The Financial Reporting Council of Nigeria (FRC) on Monday engaged with representatives of shareholders’ association on the implementation of the Audit Regulation towards a stronger regulatory regime for statutory audits and related services in Nigeria.
Generally, strong independent public oversight is required to help create and maintain trust in the work of auditors by providing safeguards for companies and investors in the capital markets.
Iheanyi Anyahara, the acting executive secretary, Financial Reporting Council of Nigeria (FRC) said, the engagement is geared towards having an enduring credible corporate reporting regime that enhances capital formation, growth and preservation.
According to Anyahara, equity and credit markets (Capital markets) are among the most efficient markets the world over but particularly in the economically developed world.
He posits further that one reason for the efficient operation of capital markets is the public availability of creditable financial statements to stakeholders and the confidence in these statements by investors as a basis for investment and credit decisions.

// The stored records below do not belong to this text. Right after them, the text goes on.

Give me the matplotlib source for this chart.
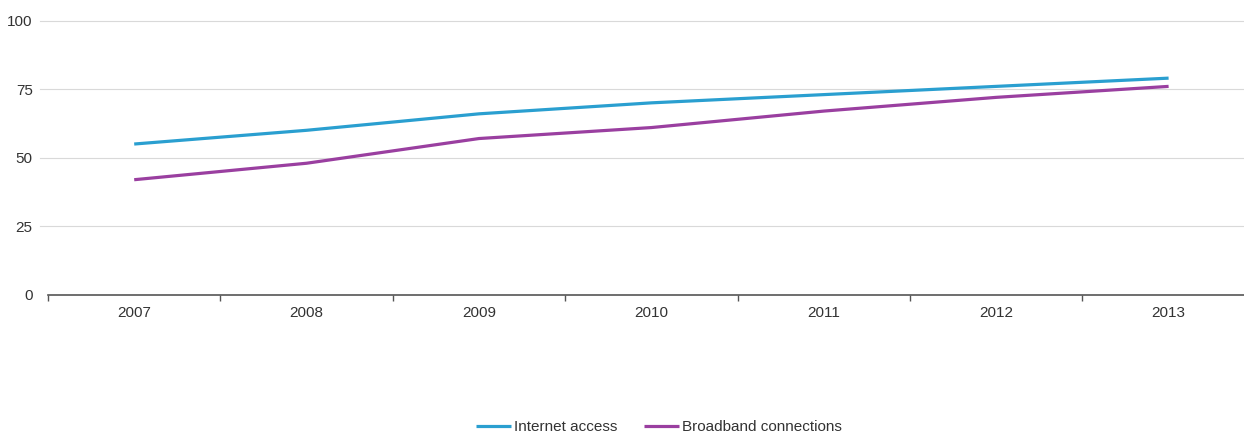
import matplotlib
matplotlib.use('Agg')
import matplotlib.pyplot as plt
import numpy as np

plt.rcParams['font.family'] = ['Liberation Sans', 'DejaVu Sans']
plt.rcParams['font.size'] = 11

years = ['2007', '2008', '2009', '2010', '2011', '2012', '2013']
internet_access = [55, 60, 66, 70, 73, 76, 79]
broadband = [42, 48, 57, 61, 67, 72, 76]
y_ticks = [0, 25, 50, 75, 100]

BLUE = '#2a9fd0'
PURPLE = '#9a3fa0'

fig = plt.figure(figsize=(12.44, 4.34), dpi=100)
ax = fig.add_axes([48 / 1244, (434 - 295) / 434, 1 - 48 / 1244, (295 - 20.5) / 434])

x = np.arange(len(years))
ax.plot(x, internet_access, color=BLUE, linewidth=2.3, label='Internet access',
        solid_capstyle='butt', zorder=3)
ax.plot(x, broadband, color=PURPLE, linewidth=2.3, label='Broadband connections',
        solid_capstyle='butt', zorder=3)

ax.set_ylim(0, 100)
ax.set_xlim(-0.5, -0.5 + (1244 - 48) / 172.4)

for v in y_ticks[1:]:
    ax.axhline(v, xmin=-8 / 1196, xmax=1, color='#d9d9d9', linewidth=0.8,
               clip_on=False, zorder=1)

for side in ['top', 'right', 'left']:
    ax.spines[side].set_visible(False)
ax.spines['bottom'].set_color('#555555')
ax.spines['bottom'].set_linewidth(1.2)

ax.set_xticks(x)
ax.set_xticklabels(years)
ax.set_xticks(np.arange(len(years)) - 0.5, minor=True)
ax.tick_params(axis='x', which='major', length=0, pad=8, labelcolor='#333333')
ax.tick_params(axis='x', which='minor', length=4, width=1, color='#555555')

ax.set_yticks(y_ticks)
ax.tick_params(axis='y', length=0, pad=11, labelcolor='#333333')

fig.legend(loc='center', bbox_to_anchor=(659 / 1244, 7 / 434), ncol=2,
           frameon=False, handlelength=2.3, handletextpad=0.2,
           columnspacing=1.7, fontsize=11, labelcolor='#333333')

fig.savefig('out.png', dpi=100)
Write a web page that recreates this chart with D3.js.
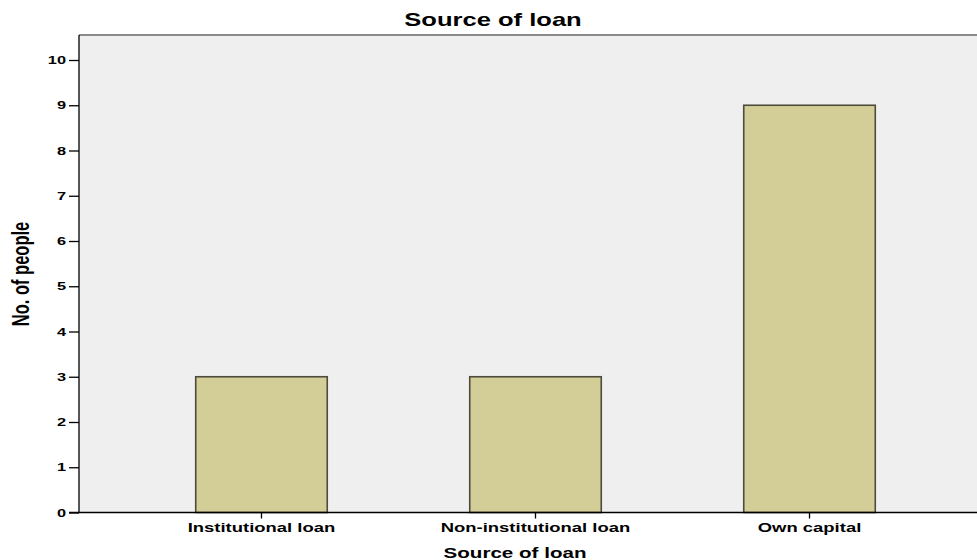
<!DOCTYPE html>
<html>
<head>
<meta charset="utf-8">
<script src="https://cdn.jsdelivr.net/npm/d3@7"></script>
<style>
  body { margin: 0; background: #fff; }
  text { font-family: "Liberation Sans", Arial, sans-serif; fill: #000; }
</style>
</head>
<body>
<svg id="chart"></svg>
<script>
const categories = ['Institutional loan', 'Non-institutional loan', 'Own capital'];
const counts = [3, 3, 9];
const yTicks = [0, 1, 2, 3, 4, 5, 6, 7, 8, 9, 10];
const chartTitle = 'Source of loan';
const xTitle = 'Source of loan';
const yTitle = 'No. of people';

const width = 977;
const height = 560;
const stretch = 1.42; // the source picture is widened horizontally

const svg = d3.select('#chart')
  .attr('width', width)
  .attr('height', height);

const plotLeft = 79, plotRight = 992, plotBottom = 512.5;

const x = d3.scaleBand()
  .domain(categories)
  .range([plotLeft, plotRight])
  .paddingInner(0.52)
  .paddingOuter(0.426);

const y = d3.scaleLinear()
  .domain([0, 10])
  .range([plotBottom, 60]);

const plotTop = y(10.55);

// plot background
svg.append('rect')
  .attr('x', plotLeft)
  .attr('y', plotTop)
  .attr('width', plotRight - plotLeft)
  .attr('height', plotBottom - plotTop)
  .attr('fill', '#efefef');

// top frame line
svg.append('line')
  .attr('x1', plotLeft).attr('x2', plotRight)
  .attr('y1', plotTop).attr('y2', plotTop)
  .attr('stroke', '#8a8a8a')
  .attr('stroke-width', 2);

// bars
svg.selectAll('rect.bar')
  .data(counts)
  .enter()
  .append('rect')
  .attr('class', 'bar')
  .attr('x', (d, i) => x(categories[i]))
  .attr('y', d => y(d))
  .attr('width', x.bandwidth())
  .attr('height', d => y(0) - y(d))
  .attr('fill', '#d3ce97')
  .attr('stroke', '#4d4c3c')
  .attr('stroke-width', 1.6);

// axes
const yAxis = d3.axisLeft(y).tickValues(yTicks).tickSize(10).tickFormat('');
const gy = svg.append('g').attr('transform', `translate(${plotLeft},0)`).call(yAxis);
gy.select('.domain').remove();
gy.selectAll('line').attr('stroke', '#000').attr('stroke-width', 1.3);
svg.append('line')
  .attr('x1', plotLeft).attr('x2', plotLeft)
  .attr('y1', plotTop).attr('y2', plotBottom)
  .attr('stroke', '#000').attr('stroke-width', 1.3);

const xAxis = d3.axisBottom(x).tickSize(6).tickFormat('');
const gx = svg.append('g').attr('transform', `translate(0,${plotBottom})`).call(xAxis);
gx.select('.domain').remove();
gx.selectAll('line').attr('stroke', '#000').attr('stroke-width', 1.3);
svg.append('line')
  .attr('x1', plotLeft - 10).attr('x2', plotRight)
  .attr('y1', plotBottom).attr('y2', plotBottom)
  .attr('stroke', '#000').attr('stroke-width', 1.3);

function stretchedText(tx, ty, str, size, weight, anchor, rotate) {
  return svg.append('text')
    .attr('transform', `translate(${tx},${ty}) scale(${stretch},1)` + (rotate ? ` rotate(${rotate})` : ''))
    .attr('text-anchor', anchor)
    .attr('font-size', size)
    .attr('font-weight', weight)
    .text(str);
}

// y tick labels
yTicks.forEach(t => {
  stretchedText(66, y(t) + 4, t, 11.5, 'bold', 'end');
});

// x tick labels
categories.forEach(c => {
  stretchedText(x(c) + x.bandwidth() / 2, 532, c, 13, 'bold', 'middle');
});

// titles
stretchedText(493, 26, chartTitle, 18, 'bold', 'middle');
stretchedText(515, 558, xTitle, 14.5, 'bold', 'middle');
stretchedText(29, 274, yTitle, 16.5, 'bold', 'middle', -90);
</script>
</body>
</html>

“In the past decades, events posing potential serious threat to the efficient functioning of these markets have been the growing incidence of fraudulent financial reporting. The investing public roundly blame the accounting and auditing profession. Of course, you are very much aware that there is therefore, constant beaming of spotlight on the financial reporting supply chain,” he stated.
Speaking further on the reason for the engagement, Anyahara states that in order to advance its agenda for the sustenance of a stronger regulatory regime for statutory audits and related services in Nigeria, inaugurated an Audit Regulations Working Group (WG) in October 2018 to advise and assist the Council on technical matters relating to the regulation of audit and assurance services.
Some of the shareholders present at the meeting said they were not satisfied with the regulations, especially the sanctions as they were no laws against them at the point of investing in shares.
“What we want is that they should erase the penalty and sanctions; the other option, if they can give us training, issue a certificate to us: we prefer it than going to register with FRCN and pay money,” said Olagoke Samson.
Accordingly, the shareholders posit that board audit committee and statutory audit committee is a duplication of function, hence they urged the FRC to reconsider its position, especially in regard to cost on companies.